Ludwika on many occasions worked closely with her younger sister Justyna Izabela. Both were members of the Polish Ladies Benevolent Society, a group formed to support those who were impoverished by tsarist repression. This group also sported an agenda to keep the spirit of passive resistance alive. Ludwika also was a co-writer on her sister's two-volume work for artisans, Mr. Wojciech: An Example of Work and Economy.

When her brother emigrated to Paris in 1830, they wrote one another extensively, and she visited him on one occasion. She married Kalasanty Jędrzejewicz on 22 November 1832. Later, when Frédéric's health had begun to deteriorate rapidly, he requested that Ludwika come and stay with him. She arrived in Paris on 8 August 1849 with her daughter and husband, lawyer Józef Jędrzejewicz, but her husband soon left. Ludwika was with Frédéric when he died on 17 October 1849.

After Ludwika's second trip to Paris, her marriage with Jędrzejewicz began to deteriorate.
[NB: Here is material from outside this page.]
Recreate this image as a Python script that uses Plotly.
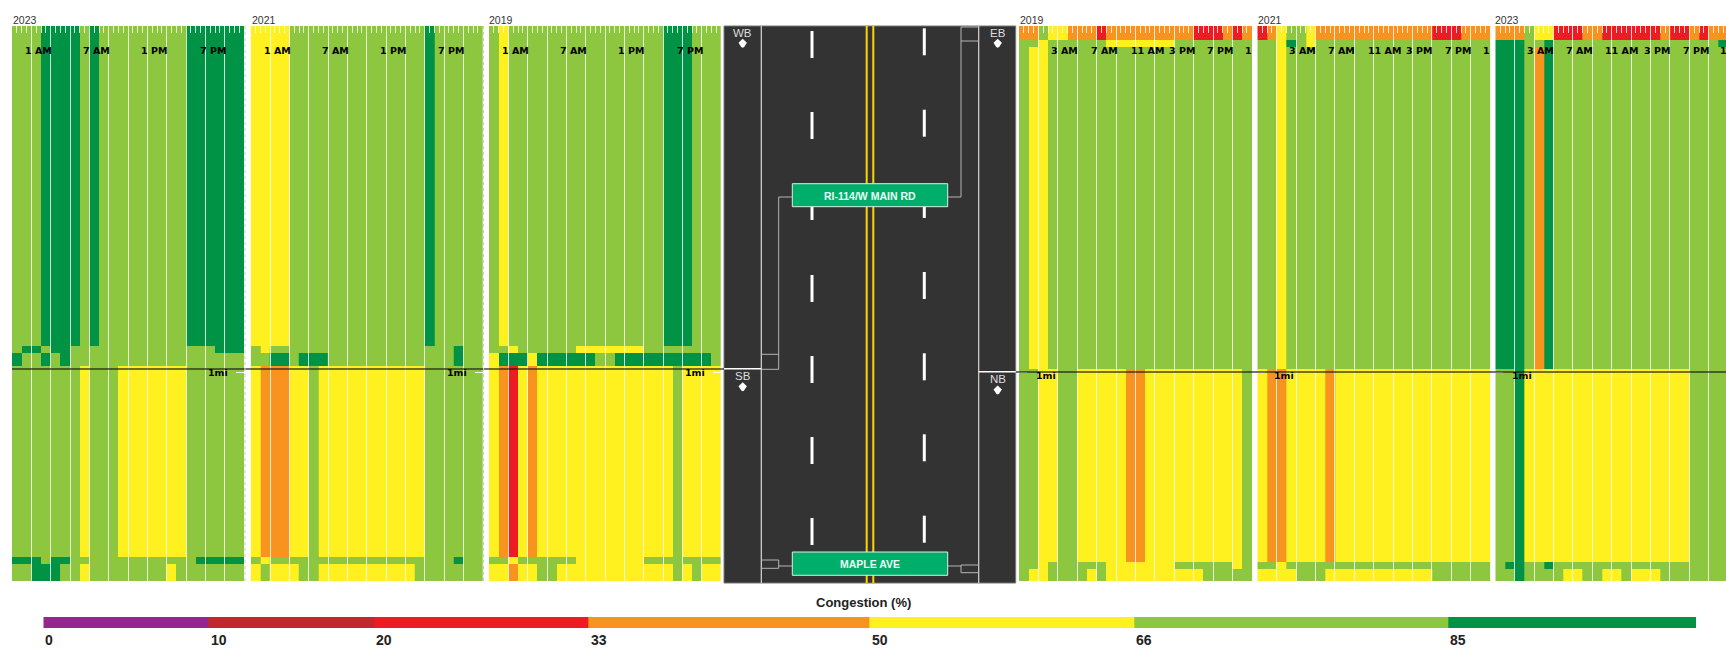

Her husband accused her of putting her family before everything else, and Jędrzejewicz continued treating Ludwika badly until his death in 1853.

After Frédéric's death, Ludwika, together with Jane Stirling, Julian Fontana and Camille Pleyel, began work on the posthumous edition of his works, as well as giving permission for the publication of his unpublished manuscripts.

Ludwika died in her home in Warsaw during an 1855 epidemic of the plague.

Her story is mentioned in Flights, a novel by Olga Tokarczuk.